Ideas, freedom and diversity will ensure India gets its place in the bold new world
Like a verb in a sentence, no business plan, sales pitch or vision-of-the-future is complete without the word ‘innovation’. It is, by far, the most popular flavour of the day, be it in board rooms or classrooms. Yet, its descent into a cliche, an overused buzzword, does not detract from its crucial importance.
The fact is that, in most areas – and not just in the sphere of technology – the advantage will lie with those individuals, organisations and countries that are more innovative.
Ideas and inventions are the other dimensions of the triple-I powerhouse, the trinity that is the holy grail for companies and countries. Encompassing art, culture and science, ideas indicate the vitality and dynamism of a society or organisation, its ability to rejuvenate itself and march ahead in a changing environment.
Inventions, stemming often – but not always – from R&D, give a country a decisive edge in the competitive, globalised world. More coveted and expensive than property in Tokyo or London is intellectual property that flows from these three ‘I’s.
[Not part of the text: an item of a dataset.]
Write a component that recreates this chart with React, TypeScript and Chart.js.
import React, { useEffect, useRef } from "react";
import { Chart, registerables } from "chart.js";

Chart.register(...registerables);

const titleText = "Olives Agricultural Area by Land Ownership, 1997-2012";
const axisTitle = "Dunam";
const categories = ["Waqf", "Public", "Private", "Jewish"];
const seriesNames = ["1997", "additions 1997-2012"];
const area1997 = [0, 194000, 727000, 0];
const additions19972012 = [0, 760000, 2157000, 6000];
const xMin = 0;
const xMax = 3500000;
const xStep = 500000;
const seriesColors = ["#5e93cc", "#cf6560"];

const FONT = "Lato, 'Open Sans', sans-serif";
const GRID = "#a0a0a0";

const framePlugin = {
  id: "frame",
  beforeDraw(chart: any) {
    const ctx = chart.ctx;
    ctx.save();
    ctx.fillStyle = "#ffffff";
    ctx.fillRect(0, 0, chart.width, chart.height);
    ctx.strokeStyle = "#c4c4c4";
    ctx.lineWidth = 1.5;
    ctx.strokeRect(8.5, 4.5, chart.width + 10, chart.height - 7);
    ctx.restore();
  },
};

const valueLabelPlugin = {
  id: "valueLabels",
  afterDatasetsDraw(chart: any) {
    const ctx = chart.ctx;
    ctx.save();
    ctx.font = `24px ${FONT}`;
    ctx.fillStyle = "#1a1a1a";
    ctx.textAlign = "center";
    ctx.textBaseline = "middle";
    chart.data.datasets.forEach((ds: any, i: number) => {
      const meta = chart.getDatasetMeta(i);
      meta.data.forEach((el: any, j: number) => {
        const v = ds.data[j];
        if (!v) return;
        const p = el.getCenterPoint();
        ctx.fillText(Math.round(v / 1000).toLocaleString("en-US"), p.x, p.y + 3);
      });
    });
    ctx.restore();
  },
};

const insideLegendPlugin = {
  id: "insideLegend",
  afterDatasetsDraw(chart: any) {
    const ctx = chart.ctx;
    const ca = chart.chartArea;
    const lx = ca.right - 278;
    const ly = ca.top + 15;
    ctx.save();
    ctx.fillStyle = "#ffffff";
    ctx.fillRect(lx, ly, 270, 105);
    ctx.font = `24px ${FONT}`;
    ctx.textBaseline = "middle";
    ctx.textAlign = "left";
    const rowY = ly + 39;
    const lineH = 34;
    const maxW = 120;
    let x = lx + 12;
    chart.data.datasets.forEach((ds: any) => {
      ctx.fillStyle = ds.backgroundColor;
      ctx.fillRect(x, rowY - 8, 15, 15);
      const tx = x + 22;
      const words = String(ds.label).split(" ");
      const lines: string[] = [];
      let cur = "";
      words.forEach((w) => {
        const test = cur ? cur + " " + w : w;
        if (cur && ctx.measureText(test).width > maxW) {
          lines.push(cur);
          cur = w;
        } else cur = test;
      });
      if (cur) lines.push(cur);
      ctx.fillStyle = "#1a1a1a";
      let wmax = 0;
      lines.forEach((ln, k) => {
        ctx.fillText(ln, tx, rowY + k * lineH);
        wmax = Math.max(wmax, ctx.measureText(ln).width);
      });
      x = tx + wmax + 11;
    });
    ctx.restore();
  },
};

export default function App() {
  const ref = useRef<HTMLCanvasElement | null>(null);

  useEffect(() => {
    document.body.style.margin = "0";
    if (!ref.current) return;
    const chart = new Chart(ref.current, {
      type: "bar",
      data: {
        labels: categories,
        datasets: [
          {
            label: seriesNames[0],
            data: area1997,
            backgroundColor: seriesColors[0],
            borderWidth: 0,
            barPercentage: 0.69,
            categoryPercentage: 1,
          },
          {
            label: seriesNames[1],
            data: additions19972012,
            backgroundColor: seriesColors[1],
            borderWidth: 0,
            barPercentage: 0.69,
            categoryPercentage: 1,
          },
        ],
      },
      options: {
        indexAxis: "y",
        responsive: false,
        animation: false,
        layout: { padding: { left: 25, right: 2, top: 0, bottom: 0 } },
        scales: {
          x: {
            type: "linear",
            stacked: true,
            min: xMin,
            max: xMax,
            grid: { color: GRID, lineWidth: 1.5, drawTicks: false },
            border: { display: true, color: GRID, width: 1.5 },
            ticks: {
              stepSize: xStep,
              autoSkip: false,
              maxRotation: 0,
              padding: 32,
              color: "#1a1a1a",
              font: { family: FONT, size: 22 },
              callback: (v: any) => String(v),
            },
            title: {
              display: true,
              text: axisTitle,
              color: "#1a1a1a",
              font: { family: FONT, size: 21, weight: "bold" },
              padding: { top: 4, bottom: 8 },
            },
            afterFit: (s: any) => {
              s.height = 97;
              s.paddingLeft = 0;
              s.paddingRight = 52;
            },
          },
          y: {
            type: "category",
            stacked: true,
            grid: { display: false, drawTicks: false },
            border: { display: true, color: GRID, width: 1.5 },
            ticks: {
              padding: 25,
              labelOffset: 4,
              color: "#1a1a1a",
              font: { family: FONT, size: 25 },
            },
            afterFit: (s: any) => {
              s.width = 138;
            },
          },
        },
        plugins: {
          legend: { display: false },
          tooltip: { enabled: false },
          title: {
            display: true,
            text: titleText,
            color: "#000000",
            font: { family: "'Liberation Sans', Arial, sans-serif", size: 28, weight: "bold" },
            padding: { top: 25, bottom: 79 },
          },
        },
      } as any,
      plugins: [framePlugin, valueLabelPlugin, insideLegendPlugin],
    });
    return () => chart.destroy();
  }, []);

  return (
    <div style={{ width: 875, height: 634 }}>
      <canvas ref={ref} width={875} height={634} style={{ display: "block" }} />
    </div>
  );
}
India has dreams of being a major force in the sphere of knowledge. Its traditions and culture gave pride of place to knowledge, with intellectuals being at the top in a highly hierarchical society.
In more recent times, former Prime Minister Jawaharlal Nehru gave great importance to science, and his successors have more or less continued that tradition. This focus on science is crucial, particularly as other countries, notably China, have invested far more and now outstrip India in scientific output.
Yet, invention and innovation are more than science; the former is sometimes a result of serendipity, while the latter can flow from a variety of other stimuli. While there will, in any society, always be individuals who are innately innovative or inventive, what is important is the creation of an ambience, an ecosystem that stimulates and nurtures innovation.
The big drivers of innovation are diversity and adversity. The former makes acceptable – even natural – different perspectives and approaches to the same problem; the latter forces out-of-box thinking. A great deal of grassroot innovation in India is the result of adversity – sadly, our competitive advantage.
Other countries, companies and organisations can simulate such adversity – and stimulate innovation – by limiting resources of time, cost or human resources: thus, one can have design-to-cost ( Tata Nano, for example) or ‘idiot-proof’ products and processes (products from Apple).
Immense diversity is India’s special advantage. It is essential to sustain and encourage this and ensure that the push towards homogenisation, to a single ‘Indian’ culture, is resisted. The issue, though, is more than ideological and cultural.
An example is the controversy over a single entrance test for engineering admissions. ‘One nation, one test’ is doubtlessly a good slogan, but if this means a single (common) merit list to be followed by all institutions, it could be disastrous for innovation.